The Reckoning originates from a speech Robinson made at a banquet/award ceremony and the impression the award recipient, PeeWee Kirkland made on him. This encounter caused Robinson to question his views, perceptions and prejudice of the black community as a whole, inspects the separation between the haves and have-nots of the black community through the lives of PeeWee Kirkland and New Child Lynch, one of the men that benefited from Kirkland's time and attention. Interwoven with the recitation of PeeWee Kirkland and New Child Lynch's life story, Robinson scrutinizes matters that impact the black community as a whole: absentee fathers; the rise and consequences of building prisons and how this is benefiting the white folk, who stands to make great financial gains by owning the companies that builds the prisons, plus the predominantly white towns who benefits from the jobs employed at the prisons; the violence; the policies that President Bill Clinton enforced that was detrimental to black folks and yet Clinton enjoys and overwhelming amount of support from black folk; the school and criminal justice systems; and the class/caste structure within the black community, in addition to the belief that it is imperative blacks, who live in the upper echelon of the economic food chain, assist blacks in poverty; and at times the hopelessness are all the products of the Americanization of slavery. We have to open our eyes to what is truly happening in America TODAY, and realize that we will sink or swim together.
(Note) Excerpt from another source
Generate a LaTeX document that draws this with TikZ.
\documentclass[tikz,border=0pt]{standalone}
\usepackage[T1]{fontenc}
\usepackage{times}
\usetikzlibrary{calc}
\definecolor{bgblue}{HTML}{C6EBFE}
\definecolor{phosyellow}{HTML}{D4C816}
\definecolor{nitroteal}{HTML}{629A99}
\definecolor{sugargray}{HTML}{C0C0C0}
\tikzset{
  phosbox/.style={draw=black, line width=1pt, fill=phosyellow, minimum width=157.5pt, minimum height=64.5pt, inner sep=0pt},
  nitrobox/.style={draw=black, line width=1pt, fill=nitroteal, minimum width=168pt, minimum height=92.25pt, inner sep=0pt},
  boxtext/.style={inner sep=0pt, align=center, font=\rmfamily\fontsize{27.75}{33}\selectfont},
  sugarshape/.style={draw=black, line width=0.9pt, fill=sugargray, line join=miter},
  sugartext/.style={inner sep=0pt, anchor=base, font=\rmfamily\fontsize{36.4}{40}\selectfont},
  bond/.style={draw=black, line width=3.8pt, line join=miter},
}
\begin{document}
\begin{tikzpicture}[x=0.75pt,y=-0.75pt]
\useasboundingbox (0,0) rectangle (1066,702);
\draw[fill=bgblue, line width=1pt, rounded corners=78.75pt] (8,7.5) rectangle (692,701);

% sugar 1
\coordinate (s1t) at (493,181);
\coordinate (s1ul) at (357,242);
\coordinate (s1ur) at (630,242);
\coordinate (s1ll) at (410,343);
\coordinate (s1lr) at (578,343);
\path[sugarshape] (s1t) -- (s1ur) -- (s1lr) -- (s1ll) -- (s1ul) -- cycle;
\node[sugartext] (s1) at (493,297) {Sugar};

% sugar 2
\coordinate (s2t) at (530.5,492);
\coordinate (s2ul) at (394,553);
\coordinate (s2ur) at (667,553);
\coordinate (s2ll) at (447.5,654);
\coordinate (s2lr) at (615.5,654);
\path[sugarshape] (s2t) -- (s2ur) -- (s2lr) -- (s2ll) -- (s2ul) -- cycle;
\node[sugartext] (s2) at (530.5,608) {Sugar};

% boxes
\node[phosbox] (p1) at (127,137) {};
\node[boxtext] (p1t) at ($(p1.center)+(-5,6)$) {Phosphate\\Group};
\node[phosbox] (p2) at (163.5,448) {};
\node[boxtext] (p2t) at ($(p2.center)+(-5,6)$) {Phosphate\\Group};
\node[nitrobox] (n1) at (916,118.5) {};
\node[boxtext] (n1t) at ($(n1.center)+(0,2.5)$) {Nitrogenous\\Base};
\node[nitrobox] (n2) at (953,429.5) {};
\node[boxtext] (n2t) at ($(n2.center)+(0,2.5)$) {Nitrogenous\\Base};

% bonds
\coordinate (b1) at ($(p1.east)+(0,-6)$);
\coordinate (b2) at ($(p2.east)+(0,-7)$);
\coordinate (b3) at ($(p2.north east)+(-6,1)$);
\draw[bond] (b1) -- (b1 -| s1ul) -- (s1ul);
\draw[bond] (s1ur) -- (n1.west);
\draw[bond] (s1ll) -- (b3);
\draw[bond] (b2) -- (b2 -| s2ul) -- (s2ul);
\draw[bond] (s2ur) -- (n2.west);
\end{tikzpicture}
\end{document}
I had a little thinking to do before I read The Reckoning. I wasn't quite sure if I wanted to give Robinson a second reading. Reading The Debt was enough for me. If you weren't around at the time I read The Debt, you missed an intense debate. I wasn't feeling Robinson by the end of the book. I strongly disagreed with a number of his views, which prompted me to write a post on the discussion board sub-titled, I do not cry for Africa, which should be in our archives somewhere. Should I run the risk of being ticked completely off again? Not a question I take lightly.
Before I read The Debt, I held the conviction I didn't like reading essay/opinion books. It's like this; after listening to someone express their observations for a number of hours (the time it takes me to read the book, article, etc) I felt the author should pay attention to what I have to say concerning his views, reciprocate. It's only fair. After having read a few essay/opinion books, I felt like a kettle that couldn't release its steam. It's definitely a one-sided, shut-up-and-listen-to-me type of thing; an offense to the illusion that I'm grown. *smile* Oddly enough, after reading The Debt, my resolve on reading essay/opinion books weakened. True, I don't read books of this genre frequently, but I have read more than I had previously. Again, with an eyebrow arched, I reached for a Randall Robinson book. I wasn't disappointed, or pissed off, or had to fight the urge to climb upon my soapbox and sprout off an opposing position.
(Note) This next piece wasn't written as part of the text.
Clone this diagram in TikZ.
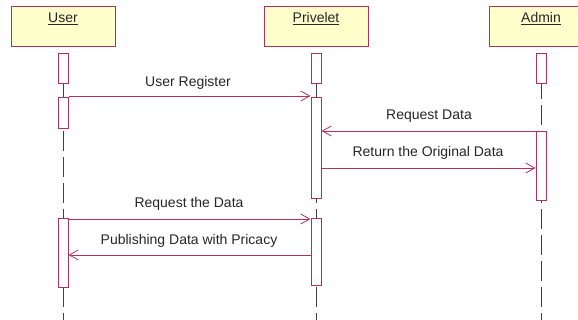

The Reckoning is the perfect example of what makes a non-fiction book a popular read. It's not academically dry or bloated with indigestible statistics. Robinson isn't condescending nor does his solidly constructed arguments possess a superior tone. The book unfolds smoothly, lyrically, with the richness of an impassioned novel. I loved the narrative. The book is told from the perspective of one (Robinson) who has just become aware of the pink elephant that’s sitting on the sofa by the door in his living room. It took a fair amount of courage for Robinson to admit, or even be open to the possibility of the faultiness on various outlooks in regards to blacks that didn't or haven't lived in the same socio-economical environment as he. I'll beat you to the punch, "Well, of course he did Thumper, there wouldn't have been a book if he didn't." Yeah, whatever *rolling my eyes* *LOL*
I can't say that I disagreed with all of Robinson's preconceived notions, for I held the same ones. For example, there were moments in the book, as PeeWee told his story, that Robinson, and I, doubted the story's validity. I thought, Ah naw PeeWee, you tellin' me a tale. Immediately afterward, Robinson would provide evidence that PeeWee spoke the truth. Cracked my face. Goes to show that I, nor Robinson, know everything concerning the black community, and what could, and probably did or didn't happen inside it.
The Reckoning is an eye opening, thought provoking analysis of a black community that is often misunderstood, ignored or the product of ridicule, told through the life stories of two men that are labeled as criminals, undesirables in the eyes of American society; firmly stating that it's not just a segment or portion of the black community that it is endanger of feeding upon itself, but the entire black community despite socio-economical status of some and denial of others. An excellent read.